What is asked: Transcribe the full listing exactly, and drop every picture.

:::

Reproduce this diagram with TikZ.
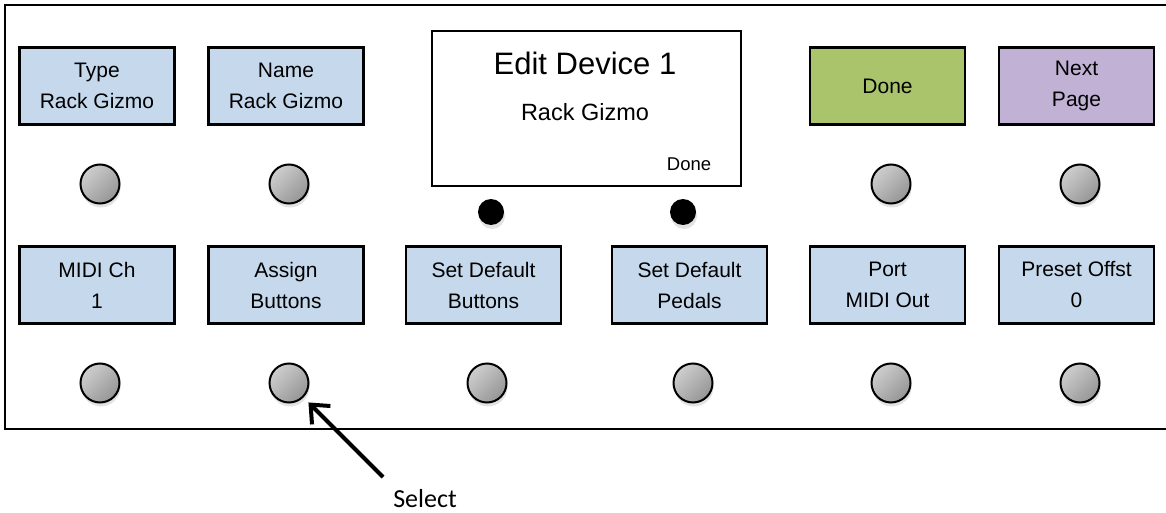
\documentclass[tikz,border=0pt]{standalone}
\usepackage{fontspec}
\setmainfont{Liberation Sans}
\newfontfamily\selfont{Carlito}
\usetikzlibrary{arrows.meta,shadows}
\definecolor{keyblue}{RGB}{198,217,236}
\definecolor{donegreen}{RGB}{170,196,108}
\definecolor{nextpurple}{RGB}{193,177,212}
\definecolor{knoblight}{RGB}{205,205,205}
\definecolor{knobdark}{RGB}{150,150,150}
\begin{document}
\begin{tikzpicture}[x=1pt,y=-1pt,
  keybox/.style={draw=black, line width=2.5pt, fill=keyblue, minimum width=155pt, minimum height=77pt, inner sep=0pt, align=center, font=\fontsize{21}{31}\selectfont},
  knob/.style={circle, draw=black, line width=2pt, minimum size=39pt, inner sep=0pt, top color=knoblight, bottom color=knobdark, shading angle=45, drop shadow={opacity=0.22, shadow xshift=1pt, shadow yshift=-4pt}},
  blackdot/.style={circle, fill=black, minimum size=26pt, inner sep=0pt, drop shadow={opacity=0.22, shadow xshift=1pt, shadow yshift=-4pt}},
  pointer/.style={line width=4pt, -{Straight Barb[length=15pt,width=26pt]}, shorten >=7pt}
]
\useasboundingbox (0,0) rectangle (1166,513);
\draw[line width=2.5pt] (1166,5) -- (5,5) -- (5,429) -- (1166,429);

% top row
\node[keybox] (type) at (97,86) {Type\\Rack Gizmo};
\node[keybox] (name) at (286,86) {Name\\Rack Gizmo};
\node[keybox, fill=donegreen] (done) at (887.5,86) {Done};
\node[keybox, fill=nextpurple] (next) at (1076.5,86) {Next\\Page};

% display
\node[draw=black, line width=2.5pt, fill=white, minimum width=309pt, minimum height=155pt, inner sep=0pt] (disp) at (586.5,108.5) {};
\node[font=\fontsize{31}{31}\selectfont] (title) at (585,63) {Edit Device 1};
\node[font=\fontsize{23.5}{24}\selectfont] (dname) at (585,112) {Rack Gizmo};
\node[font=\fontsize{18.5}{19}\selectfont] (ddone) at (689,164) {Done};

% top knobs and dots
\node[knob] (k1) at (100,184) {};
\node[knob] (k2) at (289,184) {};
\node[knob] (k3) at (891,184) {};
\node[knob] (k4) at (1080,184) {};
\node[blackdot] (d1) at (491,212) {};
\node[blackdot] (d2) at (683,212) {};

% bottom row
\node[keybox] (midi) at (97,285) {MIDI Ch\\1};
\node[keybox] (assign) at (286,285) {Assign\\Buttons};
\node[keybox] (sdb) at (483.5,285) {Set Default\\Buttons};
\node[keybox] (sdp) at (689.5,285) {Set Default\\Pedals};
\node[keybox] (port) at (887.5,285) {Port\\MIDI Out};
\node[keybox] (preset) at (1076.5,285) {Preset Offst\\0};

% bottom knobs
\node[knob] (b1) at (100,383) {};
\node[knob] (b2) at (289,383) {};
\node[knob] (b3) at (487,383) {};
\node[knob] (b4) at (693,383) {};
\node[knob] (b5) at (891,383) {};
\node[knob] (b6) at (1080,383) {};

% select pointer
\node[font=\selfont\fontsize{26}{26}\selectfont, inner sep=0pt] (sel) at (425,499) {Select};
\coordinate (tail) at (383,477);
\draw[pointer] (tail) -- (b2);
\end{tikzpicture}
\end{document}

:::

Task output:
Reproduce this diagram with TikZ.
\documentclass[tikz,border=0pt]{standalone}
\usepackage{fontspec}
\setmainfont{Liberation Sans}
\newfontfamily\selfont{Carlito}
\usetikzlibrary{arrows.meta,shadows}
\definecolor{keyblue}{RGB}{198,217,236}
\definecolor{donegreen}{RGB}{170,196,108}
\definecolor{nextpurple}{RGB}{193,177,212}
\definecolor{knoblight}{RGB}{205,205,205}
\definecolor{knobdark}{RGB}{150,150,150}
\begin{document}
\begin{tikzpicture}[x=1pt,y=-1pt,
  keybox/.style={draw=black, line width=2.5pt, fill=keyblue, minimum width=155pt, minimum height=77pt, inner sep=0pt, align=center, font=\fontsize{21}{31}\selectfont},
  knob/.style={circle, draw=black, line width=2pt, minimum size=39pt, inner sep=0pt, top color=knoblight, bottom color=knobdark, shading angle=45, drop shadow={opacity=0.22, shadow xshift=1pt, shadow yshift=-4pt}},
  blackdot/.style={circle, fill=black, minimum size=26pt, inner sep=0pt, drop shadow={opacity=0.22, shadow xshift=1pt, shadow yshift=-4pt}},
  pointer/.style={line width=4pt, -{Straight Barb[length=15pt,width=26pt]}, shorten >=7pt}
]
\useasboundingbox (0,0) rectangle (1166,513);
\draw[line width=2.5pt] (1166,5) -- (5,5) -- (5,429) -- (1166,429);

% top row
\node[keybox] (type) at (97,86) {Type\\Rack Gizmo};
\node[keybox] (name) at (286,86) {Name\\Rack Gizmo};
\node[keybox, fill=donegreen] (done) at (887.5,86) {Done};
\node[keybox, fill=nextpurple] (next) at (1076.5,86) {Next\\Page};

% display
\node[draw=black, line width=2.5pt, fill=white, minimum width=309pt, minimum height=155pt, inner sep=0pt] (disp) at (586.5,108.5) {};
\node[font=\fontsize{31}{31}\selectfont] (title) at (585,63) {Edit Device 1};
\node[font=\fontsize{23.5}{24}\selectfont] (dname) at (585,112) {Rack Gizmo};
\node[font=\fontsize{18.5}{19}\selectfont] (ddone) at (689,164) {Done};

% top knobs and dots
\node[knob] (k1) at (100,184) {};
\node[knob] (k2) at (289,184) {};
\node[knob] (k3) at (891,184) {};
\node[knob] (k4) at (1080,184) {};
\node[blackdot] (d1) at (491,212) {};
\node[blackdot] (d2) at (683,212) {};

% bottom row
\node[keybox] (midi) at (97,285) {MIDI Ch\\1};
\node[keybox] (assign) at (286,285) {Assign\\Buttons};
\node[keybox] (sdb) at (483.5,285) {Set Default\\Buttons};
\node[keybox] (sdp) at (689.5,285) {Set Default\\Pedals};
\node[keybox] (port) at (887.5,285) {Port\\MIDI Out};
\node[keybox] (preset) at (1076.5,285) {Preset Offst\\0};

% bottom knobs
\node[knob] (b1) at (100,383) {};
\node[knob] (b2) at (289,383) {};
\node[knob] (b3) at (487,383) {};
\node[knob] (b4) at (693,383) {};
\node[knob] (b5) at (891,383) {};
\node[knob] (b6) at (1080,383) {};

% select pointer
\node[font=\selfont\fontsize{26}{26}\selectfont, inner sep=0pt] (sel) at (425,499) {Select};
\coordinate (tail) at (383,477);
\draw[pointer] (tail) -- (b2);
\end{tikzpicture}
\end{document}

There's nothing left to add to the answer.